(1) On the merger date all assets and liabilities of the pension fund maintained by Richmond become the assets and liabilities of the pension fund maintained by Wandsworth.
(2) No later than 3 months after the date these Regulations come into force, Wandsworth and Richmond must publish a statement setting out the assets and liabilities of their respective pension funds immediately before the merger date.
(3) After the merger date—
(a) any payment received by Richmond relating to its function as an administering authority before that date, must be paid into the pension fund maintained by Wandsworth; and
(b) any payment due to be made by Richmond relating to its function as an administering authority which had not been made before that date, must be paid from the pension fund maintained by Wandsworth.

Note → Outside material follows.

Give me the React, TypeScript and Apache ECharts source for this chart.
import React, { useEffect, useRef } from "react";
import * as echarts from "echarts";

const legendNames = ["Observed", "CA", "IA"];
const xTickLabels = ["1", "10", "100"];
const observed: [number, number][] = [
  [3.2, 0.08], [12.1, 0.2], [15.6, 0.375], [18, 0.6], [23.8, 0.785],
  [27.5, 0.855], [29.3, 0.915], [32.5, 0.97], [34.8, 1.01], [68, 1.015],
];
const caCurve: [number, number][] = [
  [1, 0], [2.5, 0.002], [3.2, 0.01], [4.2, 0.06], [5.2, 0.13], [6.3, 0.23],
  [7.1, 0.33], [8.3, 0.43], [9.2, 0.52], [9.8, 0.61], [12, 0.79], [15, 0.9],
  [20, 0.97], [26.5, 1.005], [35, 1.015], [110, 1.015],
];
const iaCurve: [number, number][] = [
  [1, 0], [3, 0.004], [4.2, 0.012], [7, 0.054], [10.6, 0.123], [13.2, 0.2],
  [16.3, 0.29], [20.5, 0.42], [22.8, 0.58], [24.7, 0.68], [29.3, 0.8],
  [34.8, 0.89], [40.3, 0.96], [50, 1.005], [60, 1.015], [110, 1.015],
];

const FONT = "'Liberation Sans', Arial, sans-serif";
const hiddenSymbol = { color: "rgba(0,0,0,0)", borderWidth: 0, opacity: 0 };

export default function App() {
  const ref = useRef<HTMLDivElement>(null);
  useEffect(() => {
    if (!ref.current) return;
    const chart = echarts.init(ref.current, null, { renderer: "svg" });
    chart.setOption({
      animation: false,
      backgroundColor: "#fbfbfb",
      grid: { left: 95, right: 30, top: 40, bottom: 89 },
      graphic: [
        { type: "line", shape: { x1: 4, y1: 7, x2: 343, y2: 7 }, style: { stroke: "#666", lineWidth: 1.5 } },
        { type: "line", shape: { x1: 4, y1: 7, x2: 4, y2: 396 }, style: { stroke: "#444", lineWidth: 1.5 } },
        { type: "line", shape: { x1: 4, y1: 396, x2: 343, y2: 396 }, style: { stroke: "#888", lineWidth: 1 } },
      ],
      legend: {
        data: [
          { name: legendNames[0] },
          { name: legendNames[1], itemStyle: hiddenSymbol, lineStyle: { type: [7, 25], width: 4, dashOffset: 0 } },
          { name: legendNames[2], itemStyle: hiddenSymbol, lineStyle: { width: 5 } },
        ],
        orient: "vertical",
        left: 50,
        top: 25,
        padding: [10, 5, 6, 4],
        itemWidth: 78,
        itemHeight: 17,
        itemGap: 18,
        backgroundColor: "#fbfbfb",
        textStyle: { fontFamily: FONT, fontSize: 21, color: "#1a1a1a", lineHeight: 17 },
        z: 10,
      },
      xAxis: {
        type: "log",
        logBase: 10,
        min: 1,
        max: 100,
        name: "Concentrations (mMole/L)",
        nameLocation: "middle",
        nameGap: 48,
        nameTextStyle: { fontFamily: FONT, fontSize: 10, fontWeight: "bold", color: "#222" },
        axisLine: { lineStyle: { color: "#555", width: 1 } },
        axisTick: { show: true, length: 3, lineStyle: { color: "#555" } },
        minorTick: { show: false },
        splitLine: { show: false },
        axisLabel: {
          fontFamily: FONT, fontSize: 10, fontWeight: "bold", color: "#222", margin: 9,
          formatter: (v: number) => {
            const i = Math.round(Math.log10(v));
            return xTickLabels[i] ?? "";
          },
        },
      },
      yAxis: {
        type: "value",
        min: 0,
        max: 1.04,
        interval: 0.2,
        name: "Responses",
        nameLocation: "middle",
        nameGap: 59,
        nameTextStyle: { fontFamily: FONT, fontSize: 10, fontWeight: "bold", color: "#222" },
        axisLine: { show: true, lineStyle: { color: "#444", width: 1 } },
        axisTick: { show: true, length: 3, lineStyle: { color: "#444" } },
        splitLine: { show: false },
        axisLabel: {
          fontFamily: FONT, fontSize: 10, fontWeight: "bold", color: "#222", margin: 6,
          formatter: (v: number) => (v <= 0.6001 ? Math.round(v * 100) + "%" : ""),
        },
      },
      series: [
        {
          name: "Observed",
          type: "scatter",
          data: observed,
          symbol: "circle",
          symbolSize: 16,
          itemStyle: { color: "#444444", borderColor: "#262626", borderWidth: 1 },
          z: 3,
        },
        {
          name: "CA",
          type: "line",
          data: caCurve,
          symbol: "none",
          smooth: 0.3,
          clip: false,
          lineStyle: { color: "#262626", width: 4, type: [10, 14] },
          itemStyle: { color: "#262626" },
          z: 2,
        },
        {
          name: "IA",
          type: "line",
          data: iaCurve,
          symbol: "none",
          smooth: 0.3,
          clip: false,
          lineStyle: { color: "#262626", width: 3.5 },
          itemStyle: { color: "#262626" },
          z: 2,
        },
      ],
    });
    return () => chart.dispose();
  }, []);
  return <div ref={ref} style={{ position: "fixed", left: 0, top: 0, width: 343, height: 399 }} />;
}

(4) Any question concerning the rights or liabilities of any person under the 2013 Regulations or the Earlier Regulations which was decided by Richmond before the merger date is deemed to be a decision of Wandsworth for the purposes of any challenge to a decision.
(5) Any question concerning the rights or liabilities of any person under the 2013 Regulations or the Earlier Regulations which was due to be decided by Richmond but which was not decided before the merger date, must be decided by Wandsworth.
(6) Any admission agreement to which Richmond is a party continues to have effect with Wandsworth substituted for Richmond.
(7) Any arrangements under regulation 17 of the 2013 Regulations (additional voluntary contributions) under a scheme established by Richmond continue to have effect as if they had been entered into under a scheme established by Wandsworth.